しかし、日本自動車工業会会長定例会見の席で池史彦ホンダ会長は、個人的な見解とした上で、「中国の実体経済は深刻である」というコメントを述べているが、その理由は何か。
過剰供給力の表面化
中国経済が固定資本の投資を拡大することで成長してきたことは周知である。中央政府も地方政府も大胆なインフラ投資を拡大し、民間は積極的に設備投資を行ってきた。これらはいずれも極めて大胆で、過剰とも思えるものであったが、過去10年程度は着実に需要もそれに応じて拡大してきたので、問題は表面化しなかった。
仮に無駄な投資であっても、その無駄遣いは企業・国民の収入となり、その収入が消費や投資にさらに回る限り経済は成長する。経済が成長すれば無駄と思われた投資も実需に見合うものであり、無駄ではなかったということになる。
しかし、さすがに過去の大胆な投資のつけは表面化し始めた。自動車産業についていえば、今年中にその生産能力は年間5000万台に達するといわれており、現在の中国市場の倍に匹敵する。どう考えても過大な供給力ということになろう。
過剰な供給力を持ってしまった産業のたどる道は、過大な販売在庫、価格の下落、そして押し込み販売である。メーカーもディーラーも揃って収益面で厳しい状況に直面することになるであろう。市場の規模とは裏腹にこのような事態が自動車産業の各所で普遍化しており、このような事態が、前述した池氏の談話につながっているのだろう。
輸出で切り抜けられない体質
過剰供給能力がある場合の対処方法は、海外に需要を見つけるということだが、集中豪雨的輸出、近隣窮乏化政策として国外から批判を浴びるものでもある。例えば70年代の日本産業はまさにそのような批判を浴びたものの、経済は成長を遂げ、世界経済の機関車となっていった。その後自動車産業をはじめ、多くの産業の対外直接投資が進行していった。鉄鋼、化学、繊維などの素材系、あるいはコモディティ(汎用製品)であれば、中国産業もそのような方向をさらに強めていくだろう。
しかし同様の展開を自動車産業で行うのは、2つの要因から大変困難であろう。
第1に、総じていえば中国の自動車産業に国際的な競争力は乏しいという点である。国際的な競争力のないものを受け入れる市場は、さらに発展段階の低い途上国市場であり、その規模は決して大きくない。

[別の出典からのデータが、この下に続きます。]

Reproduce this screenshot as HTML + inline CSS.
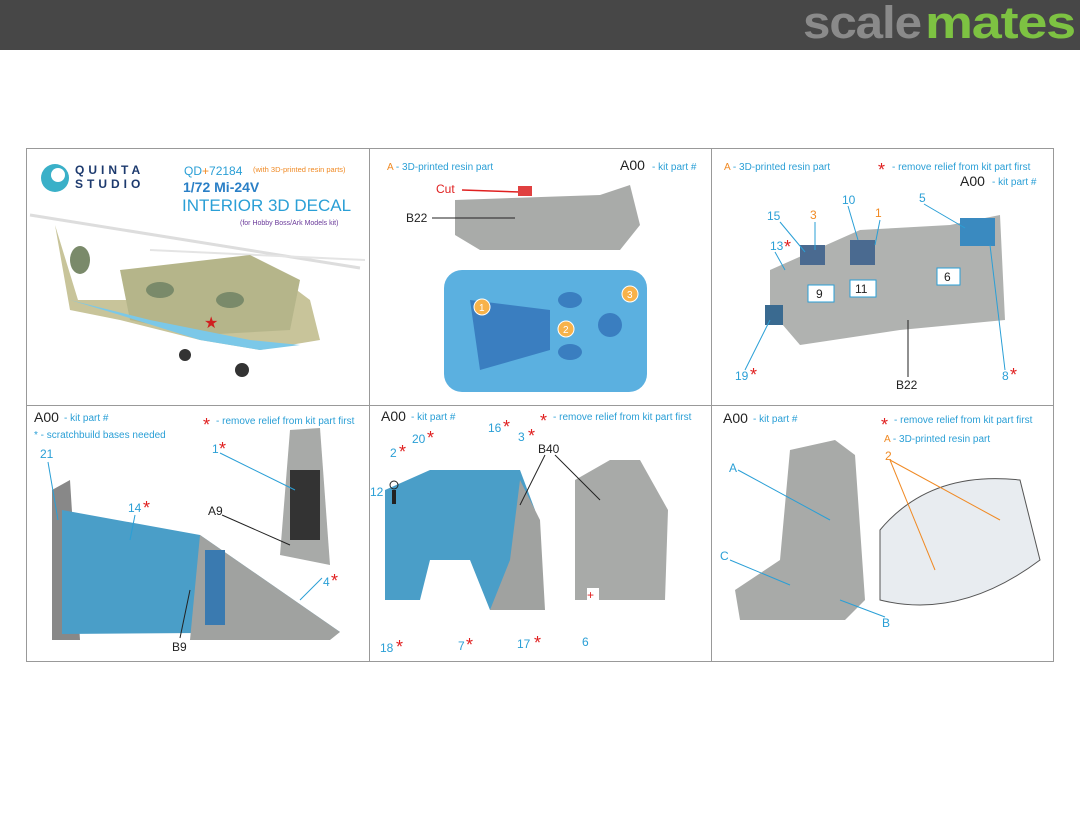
<!DOCTYPE html>
<html><head><meta charset="utf-8"><style>
body{margin:0;width:1080px;height:810px;background:#fff;overflow:hidden;font-family:"Liberation Sans",sans-serif}
</style></head><body>
<svg width="1080" height="810" xmlns="http://www.w3.org/2000/svg" font-family="Liberation Sans, sans-serif">
<rect x="0" y="0" width="1080" height="50" fill="#474747"/>
<text x="803" y="38" font-size="45" font-weight="bold" fill="#8a8a8a" letter-spacing="-1" textLength="118" lengthAdjust="spacingAndGlyphs">scale</text>
<text x="925" y="38" font-size="45" font-weight="bold" fill="#7dc242" letter-spacing="-1" textLength="150" lengthAdjust="spacingAndGlyphs">mates</text>
<rect x="26.5" y="148.5" width="1027" height="513" fill="#fff" stroke="#999" stroke-width="1"/>
<line x1="369.5" y1="148" x2="369.5" y2="662" stroke="#999"/>
<line x1="711.5" y1="148" x2="711.5" y2="662" stroke="#999"/>
<line x1="26" y1="405.5" x2="1054" y2="405.5" stroke="#999"/>

<!-- panel 1 -->
<circle cx="55" cy="178" r="14" fill="#3ab0c8"/><circle cx="58" cy="175" r="7" fill="#fff"/>
<text x="75" y="174" font-size="12" font-weight="bold" fill="#1d3a6e" letter-spacing="4">QUINTA</text>
<text x="75" y="188" font-size="12" font-weight="bold" fill="#1d3a6e" letter-spacing="4">STUDIO</text>
<text x="184" y="175" font-size="12" fill="#2a9fd6">QD<tspan fill="#f08a24">+</tspan>72184</text>
<text x="253" y="172" font-size="7.5" fill="#f08a24">(with 3D-printed resin parts)</text>
<text x="183" y="192" font-size="14" font-weight="bold" fill="#2a7fc6">1/72 Mi-24V</text>
<text x="182" y="211" font-size="17" fill="#2a9fd6">INTERIOR 3D DECAL</text>
<text x="240" y="225" font-size="7" fill="#6a3a9a">(for Hobby Boss/Ark Models kit)</text>
<line x1="30" y1="215" x2="360" y2="268" stroke="#ddd" stroke-width="3"/>
<line x1="150" y1="250" x2="365" y2="260" stroke="#e4e4e4" stroke-width="2"/>
<path d="M55 225 L78 300 L130 300 L200 280 L270 270 L310 300 L320 340 L260 350 L200 340 L120 320 L70 310 Z" fill="#c8c49a"/>
<path d="M120 270 L250 255 L300 280 L290 330 L200 335 L130 320 Z" fill="#b5b58a"/>
<path d="M70 300 L120 315 L200 340 L260 350 L300 345 L250 340 L150 320 Z" fill="#7bc8e8"/>
<circle cx="185" cy="355" r="6" fill="#333"/><circle cx="242" cy="370" r="7" fill="#333"/>
<ellipse cx="80" cy="260" rx="10" ry="14" fill="#7a8a6a"/><ellipse cx="160" cy="290" rx="14" ry="8" fill="#7a8a6a"/><ellipse cx="230" cy="300" rx="14" ry="8" fill="#7a8a6a"/>
<text x="204" y="328" font-size="16" fill="#d02020">★</text>

<!-- panel 2 -->
<text x="387" y="170" font-size="10"><tspan fill="#f08a24">A</tspan><tspan fill="#2a9fd6"> - 3D-printed resin part</tspan></text>
<text x="620" y="170" font-size="14" fill="#222">A00</text><text x="652" y="170" font-size="10" fill="#2a9fd6"> - kit part #</text>
<text x="436" y="193" font-size="12" fill="#e02020">Cut</text>
<line x1="462" y1="190" x2="520" y2="192" stroke="#e02020" stroke-width="1.5"/>
<text x="406" y="222" font-size="12" fill="#222">B22</text>
<path d="M455 200 L600 195 L630 185 L640 225 L620 250 L480 250 L455 235 Z" fill="#a9aba9"/>
<rect x="518" y="186" width="14" height="10" fill="#e04040"/>
<line x1="432" y1="218" x2="515" y2="218" stroke="#222"/>
<rect x="444" y="270" width="203" height="122" rx="18" fill="#5bb0e0"/>
<path d="M470 300 L550 310 L550 350 L480 370 Z" fill="#3a7ec0"/>
<ellipse cx="570" cy="300" rx="12" ry="8" fill="#3a7ec0"/><ellipse cx="570" cy="352" rx="12" ry="8" fill="#3a7ec0"/><ellipse cx="610" cy="325" rx="12" ry="12" fill="#3a7ec0"/>
<circle cx="482" cy="307" r="8" fill="#f7b24a" stroke="#fff"/><text x="479" y="311" font-size="10" fill="#fff">1</text>
<circle cx="566" cy="329" r="8" fill="#f7b24a" stroke="#fff"/><text x="563" y="333" font-size="10" fill="#fff">2</text>
<circle cx="630" cy="294" r="8" fill="#f7b24a" stroke="#fff"/><text x="627" y="298" font-size="10" fill="#fff">3</text>

<!-- panel 3 -->
<text x="724" y="170" font-size="10"><tspan fill="#f08a24">A</tspan><tspan fill="#2a9fd6"> - 3D-printed resin part</tspan></text>
<text x="878" y="176" font-size="18" fill="#e02020">*</text><text x="892" y="170" font-size="10" fill="#2a9fd6"> - remove relief from kit part first</text>
<text x="960" y="186" font-size="14" fill="#222">A00</text><text x="992" y="185" font-size="10" fill="#2a9fd6"> - kit part #</text>
<path d="M770 270 L860 230 L950 225 L1000 215 L1005 320 L900 330 L800 345 L770 310 Z" fill="#b0b2b0"/>
<rect x="960" y="218" width="35" height="28" fill="#3a8ac0"/>
<rect x="800" y="245" width="25" height="20" fill="#4a6a90"/><rect x="850" y="240" width="25" height="25" fill="#4a6a90"/>
<rect x="765" y="305" width="18" height="20" fill="#3a6a90"/>
<rect x="808" y="285" width="26" height="17" fill="#fff" stroke="#2a9fd6"/><text x="816" y="298" font-size="12" fill="#222">9</text>
<rect x="850" y="280" width="26" height="17" fill="#fff" stroke="#2a9fd6"/><text x="855" y="293" font-size="12" fill="#222">11</text>
<rect x="937" y="268" width="23" height="17" fill="#fff" stroke="#2a9fd6"/><text x="944" y="281" font-size="12" fill="#222">6</text>
<g font-size="12" fill="#2a9fd6"><text x="767" y="220">15</text><text x="770" y="250">13</text><text x="842" y="204">10</text><text x="919" y="202">5</text><text x="735" y="380">19</text><text x="1002" y="380">8</text></g>
<g font-size="18" fill="#e02020"><text x="784" y="253">*</text><text x="750" y="381">*</text><text x="1010" y="381">*</text></g>
<g font-size="12" fill="#f08a24"><text x="810" y="219">3</text><text x="875" y="217">1</text></g>
<g stroke="#2a9fd6" fill="none"><path d="M780 222 L805 252"/><path d="M848 206 L858 240"/><path d="M924 204 L965 228"/><path d="M880 220 L875 245"/><path d="M815 222 L815 250"/><path d="M775 252 L785 270"/><path d="M745 370 L770 320"/><path d="M1005 370 L990 245"/></g>
<text x="896" y="389" font-size="12" fill="#222">B22</text>
<line x1="908" y1="377" x2="908" y2="320" stroke="#222"/>

<!-- panel 4 -->
<text x="34" y="422" font-size="14" fill="#222">A00</text><text x="64" y="421" font-size="10" fill="#2a9fd6"> - kit part #</text>
<text x="203" y="431" font-size="18" fill="#e02020">*</text><text x="216" y="424" font-size="10" fill="#2a9fd6"> - remove relief from kit part first</text>
<text x="34" y="438" font-size="10" fill="#2a9fd6">* - scratchbuild bases needed</text>
<path d="M52 490 L70 480 L80 640 L52 640 Z" fill="#888"/>
<path d="M62 510 L200 535 L340 632 L62 634 Z" fill="#4a9ec8"/>
<path d="M200 535 L340 632 L330 640 L190 640 Z" fill="#a0a2a0"/>
<rect x="205" y="550" width="20" height="75" fill="#3a7ab0"/>
<path d="M290 430 L320 428 L330 565 L280 555 Z" fill="#a8aaa8"/><rect x="290" y="470" width="30" height="70" fill="#333"/>
<g font-size="12" fill="#2a9fd6"><text x="40" y="458">21</text><text x="128" y="512">14</text><text x="212" y="453">1</text><text x="323" y="586">4</text></g>
<g font-size="18" fill="#e02020"><text x="143" y="514">*</text><text x="219" y="455">*</text><text x="331" y="587">*</text></g>
<g stroke="#2a9fd6"><line x1="48" y1="462" x2="58" y2="520"/><line x1="220" y1="453" x2="295" y2="490"/><line x1="322" y1="578" x2="300" y2="600"/><line x1="135" y1="515" x2="130" y2="540"/></g>
<g stroke="#222"><line x1="222" y1="515" x2="290" y2="545"/><line x1="180" y1="638" x2="190" y2="590"/></g>
<g font-size="12" fill="#222"><text x="208" y="515">A9</text><text x="172" y="651">B9</text></g>

<!-- panel 5 -->
<text x="381" y="421" font-size="14" fill="#222">A00</text><text x="411" y="420" font-size="10" fill="#2a9fd6"> - kit part #</text>
<text x="540" y="427" font-size="18" fill="#e02020">*</text><text x="553" y="420" font-size="10" fill="#2a9fd6"> - remove relief from kit part first</text>
<path d="M385 490 L430 470 L520 470 L535 510 L530 600 L490 610 L470 560 L430 560 L420 600 L385 600 Z" fill="#4a9ec8"/>
<path d="M520 480 L540 520 L545 610 L490 610 L510 560 Z" fill="#a0a2a0"/>
<path d="M575 480 L610 460 L640 460 L668 510 L665 600 L575 600 Z" fill="#a8aaa8"/>
<rect x="587" y="588" width="12" height="12" fill="#fff"/><text x="587" y="599" font-size="12" fill="#e02020">+</text>
<rect x="392" y="490" width="4" height="14" fill="#222"/><circle cx="394" cy="485" r="4" fill="none" stroke="#222"/>
<g font-size="12" fill="#2a9fd6"><text x="390" y="457">2</text><text x="412" y="443">20</text><text x="488" y="432">16</text><text x="518" y="441">3</text><text x="370" y="496">12</text><text x="380" y="652">18</text><text x="458" y="650">7</text><text x="517" y="648">17</text><text x="582" y="646">6</text></g>
<g font-size="18" fill="#e02020"><text x="399" y="458">*</text><text x="427" y="444">*</text><text x="503" y="433">*</text><text x="528" y="442">*</text><text x="396" y="653">*</text><text x="466" y="651">*</text><text x="534" y="649">*</text></g>
<g stroke="#222"><line x1="545" y1="455" x2="520" y2="505"/><line x1="555" y1="455" x2="600" y2="500"/></g>
<text x="538" y="453" font-size="12" fill="#222">B40</text>

<!-- panel 6 -->
<text x="723" y="423" font-size="14" fill="#222">A00</text><text x="753" y="422" font-size="10" fill="#2a9fd6"> - kit part #</text>
<text x="881" y="431" font-size="18" fill="#e02020">*</text><text x="894" y="423" font-size="10" fill="#2a9fd6"> - remove relief from kit part first</text>
<text x="884" y="442" font-size="10"><tspan fill="#f08a24">A</tspan><tspan fill="#2a9fd6"> - 3D-printed resin part</tspan></text>
<path d="M790 450 L835 440 L855 455 L865 600 L845 620 L740 620 L735 590 L780 560 Z" fill="#a8aaa8"/>
<path d="M880 530 Q930 470 1020 480 L1040 560 Q960 620 880 600 Z" fill="#e8ecf0" stroke="#555"/>
<g stroke="#2a9fd6"><line x1="738" y1="470" x2="830" y2="520"/><line x1="730" y1="560" x2="790" y2="585"/><line x1="885" y1="617" x2="840" y2="600"/></g>
<g stroke="#f08a24"><line x1="890" y1="460" x2="935" y2="570"/><line x1="890" y1="460" x2="1000" y2="520"/></g>
<g font-size="12" fill="#2a9fd6"><text x="729" y="472">A</text><text x="720" y="560">C</text><text x="882" y="627">B</text></g>
<text x="885" y="460" font-size="12" fill="#f08a24">2</text>
</svg>
</body></html>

第2に、国際競争力のある外資系メーカーは、一部を除きグローバル供給拠点として中国外の拠点をすでに配置しており、これらの稼働を調整して中国拠点の稼働を維持することは難しいという点である。
民族系メーカーの整理淘汰が生じる
中国自動車市場は、将来的には年間3000万台を超過することが見込まれている。現在の水準に日本市場の販売台数がさらに上積みされる規模である。しかし中期的には、現在の水準にとどまる可能性が高い。そうなると、現在の生産能力、供給能力を前提にするなら、工場の稼働率が50%程度と大幅に低下することになる。この数字は平均値であり、当然メーカー間でこの稼働率にも大きな格差が生じるだろう。つまり、採算の取れる水準である70%以上を維持できる企業と、それができないだけでなく50%以下の水準にとどまる企業である。
日系企業はおおむね維持が可能であろう。なぜなら、多くはこれまで設備投資を極力控えてきたし、海外市場への振り向けもその気になればまったく不可能なわけではない。一方、外資合弁と無関係な中国系企業は、すべて苦しい状況に追い込まれるであろう。
実は中国政府の自動車産業政策の通奏低音として、「100社を超える乗用車供給企業の少数への整理」という考え方があるが、結果的に現在、それが初めて実現できる環境条件が整いつつある。しかし、それは中国政府の意図に反して、外資系の優位と引き換えというかたちになる。